No caso da alienação de bens de uso comum, a exemplo de áreas verdes, há uma vedação legal, exceto em situações especiais nas quais se comprove um claro e evidente interesse público. O que não se aplica à intenção de vendê-las a investidores poderosos que atribuirão, certamente, destino diverso do que se pode traduzir como bem-estar coletivo. Tal proibição não deve ser ignorada pelo simples argumento de que os recursos públicos obtidos com o negócio possam estar a serviço de outro interesse público.
Áreas verdes têm o caráter de bem público de uso comum do povo. São elas que garantem a cobertura vegetal do espaço urbano e contribuem de modo significativo para a qualidade de vida e o equilíbrio ambiental das cidades, em razão de múltiplas e relevantes funções que exerce. Entre as quais, reduzir os níveis de poluição, de ruídos e da temperatura. A progressiva diminuição desses espaços é o que vem transformando Salvador em uma cidade feita de asfalto, cimento, concreto e aço, cada vez mais quente e mais insuportável de se viver. Nesse sentido, a capital baiana trafega na contramão de outros grandes centros de países desenvolvidos, onde a preservação ambiental se sobrepõe aos interesses empresariais e ao predadorismo da especulação imobiliária em toda sua ferocidade.
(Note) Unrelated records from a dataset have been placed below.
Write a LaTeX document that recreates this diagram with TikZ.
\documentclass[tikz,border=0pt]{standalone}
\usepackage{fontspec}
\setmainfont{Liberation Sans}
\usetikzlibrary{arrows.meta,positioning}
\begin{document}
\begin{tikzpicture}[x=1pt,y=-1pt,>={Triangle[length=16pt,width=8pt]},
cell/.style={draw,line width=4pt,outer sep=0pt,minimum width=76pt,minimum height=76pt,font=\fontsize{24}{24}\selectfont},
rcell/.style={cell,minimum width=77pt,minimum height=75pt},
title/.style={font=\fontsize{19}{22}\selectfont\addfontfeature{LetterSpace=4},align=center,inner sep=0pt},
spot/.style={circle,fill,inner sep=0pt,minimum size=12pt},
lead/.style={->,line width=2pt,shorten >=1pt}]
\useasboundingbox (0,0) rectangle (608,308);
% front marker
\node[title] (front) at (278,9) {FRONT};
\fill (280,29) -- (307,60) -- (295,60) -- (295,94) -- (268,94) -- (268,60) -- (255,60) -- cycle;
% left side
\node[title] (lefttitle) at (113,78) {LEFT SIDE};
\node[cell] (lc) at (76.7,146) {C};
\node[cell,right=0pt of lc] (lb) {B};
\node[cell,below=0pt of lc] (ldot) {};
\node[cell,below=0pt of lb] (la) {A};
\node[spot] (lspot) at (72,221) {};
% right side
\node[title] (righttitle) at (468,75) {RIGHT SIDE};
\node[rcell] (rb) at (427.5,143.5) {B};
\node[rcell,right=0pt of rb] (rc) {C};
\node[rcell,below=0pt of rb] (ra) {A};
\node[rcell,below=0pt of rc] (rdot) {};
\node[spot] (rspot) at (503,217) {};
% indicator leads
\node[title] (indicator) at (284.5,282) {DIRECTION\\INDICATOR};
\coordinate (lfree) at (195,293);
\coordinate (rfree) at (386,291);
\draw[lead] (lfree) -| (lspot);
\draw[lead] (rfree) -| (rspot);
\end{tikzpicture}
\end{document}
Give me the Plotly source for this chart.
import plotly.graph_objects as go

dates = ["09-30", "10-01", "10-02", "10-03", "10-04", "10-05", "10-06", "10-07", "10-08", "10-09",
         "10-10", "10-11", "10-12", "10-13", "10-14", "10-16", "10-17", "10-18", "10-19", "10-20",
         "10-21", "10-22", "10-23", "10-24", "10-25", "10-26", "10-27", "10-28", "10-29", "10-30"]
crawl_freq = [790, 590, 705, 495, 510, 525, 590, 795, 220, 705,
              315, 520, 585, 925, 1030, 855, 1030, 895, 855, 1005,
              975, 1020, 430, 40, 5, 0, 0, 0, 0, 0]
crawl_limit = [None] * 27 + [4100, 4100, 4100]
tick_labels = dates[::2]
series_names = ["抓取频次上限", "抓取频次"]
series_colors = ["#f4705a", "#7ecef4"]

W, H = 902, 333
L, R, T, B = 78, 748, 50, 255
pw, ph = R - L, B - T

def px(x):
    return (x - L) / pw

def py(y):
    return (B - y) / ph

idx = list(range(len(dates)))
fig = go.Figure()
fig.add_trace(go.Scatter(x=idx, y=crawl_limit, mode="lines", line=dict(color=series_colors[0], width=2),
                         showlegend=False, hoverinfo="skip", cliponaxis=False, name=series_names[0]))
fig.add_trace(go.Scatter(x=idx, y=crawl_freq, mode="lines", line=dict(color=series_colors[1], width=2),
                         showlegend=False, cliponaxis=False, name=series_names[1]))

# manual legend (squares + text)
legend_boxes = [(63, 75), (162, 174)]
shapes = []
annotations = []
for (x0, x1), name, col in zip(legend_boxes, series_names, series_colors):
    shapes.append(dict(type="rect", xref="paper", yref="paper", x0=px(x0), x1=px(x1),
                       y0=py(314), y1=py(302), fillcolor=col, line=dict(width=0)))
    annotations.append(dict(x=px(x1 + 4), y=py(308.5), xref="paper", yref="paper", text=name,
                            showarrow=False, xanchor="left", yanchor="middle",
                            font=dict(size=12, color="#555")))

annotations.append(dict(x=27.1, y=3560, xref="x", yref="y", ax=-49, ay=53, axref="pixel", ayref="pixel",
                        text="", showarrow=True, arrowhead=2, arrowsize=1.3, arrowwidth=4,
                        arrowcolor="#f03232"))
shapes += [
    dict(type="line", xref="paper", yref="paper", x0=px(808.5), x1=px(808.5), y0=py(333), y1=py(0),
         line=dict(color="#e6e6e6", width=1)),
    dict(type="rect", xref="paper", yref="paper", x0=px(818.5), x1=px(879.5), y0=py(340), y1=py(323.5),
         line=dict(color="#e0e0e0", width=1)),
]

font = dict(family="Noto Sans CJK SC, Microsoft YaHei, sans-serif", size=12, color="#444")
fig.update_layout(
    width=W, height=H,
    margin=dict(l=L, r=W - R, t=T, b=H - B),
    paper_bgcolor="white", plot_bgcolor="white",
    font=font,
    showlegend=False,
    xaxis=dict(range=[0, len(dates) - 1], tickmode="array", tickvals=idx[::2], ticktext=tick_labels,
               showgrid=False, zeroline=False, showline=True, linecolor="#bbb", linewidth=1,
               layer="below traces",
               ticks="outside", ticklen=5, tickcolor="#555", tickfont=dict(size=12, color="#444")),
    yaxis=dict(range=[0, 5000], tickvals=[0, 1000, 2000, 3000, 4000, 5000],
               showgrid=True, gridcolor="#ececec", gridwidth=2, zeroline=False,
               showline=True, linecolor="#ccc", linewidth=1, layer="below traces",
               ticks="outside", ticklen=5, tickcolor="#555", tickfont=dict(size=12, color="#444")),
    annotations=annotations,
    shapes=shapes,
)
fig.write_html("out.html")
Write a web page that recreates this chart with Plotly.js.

Dentre os bens desafetados e disponíveis para a alienação, a polêmica maior diz respeito à área localizada na encosta do Corredor da Vitória, enquadrada como Área de Preservação Permanente e protegida pelo Código Florestal, lei federal que também foi tratorizada pelo rolo-compressor da prefeitura. Esse espaço foi doado ao Município exatamente por sua qualificação ambiental, como forma de viabilizar a construção do icônico condomínio Mansão Carlos Costa Pinto.
Agora, a administração pública pretende vender tal área, blindada por leis de proteção em âmbito federal e municipal, já destituída de potencialidade construtiva, para grupos empresariais interessados em levantar um empreendimento imobiliário de alto padrão, e os direitos da coletividade que se danem! É importante ressaltar que a desqualificação de áreas verdes e de preservação permanente para alienação a empreendedores pode abrir um precedente perigoso.
Mais especificamente o fato de que outras áreas semelhantes poderão ser liberadas para os mesmos fins, com a participação ilegal do Poder Público e indiferente à sustentabilidade ambiental. Diante de agressões variadas a princípios administrativos e normas legais, cabe a devida ponderação por parte da prefeitura de Salvador e a atenção vigilante por parte do Ministério Público. É urgente impedir que o bem coletivo seja sepultado pela força da grana que destrói coisas belas.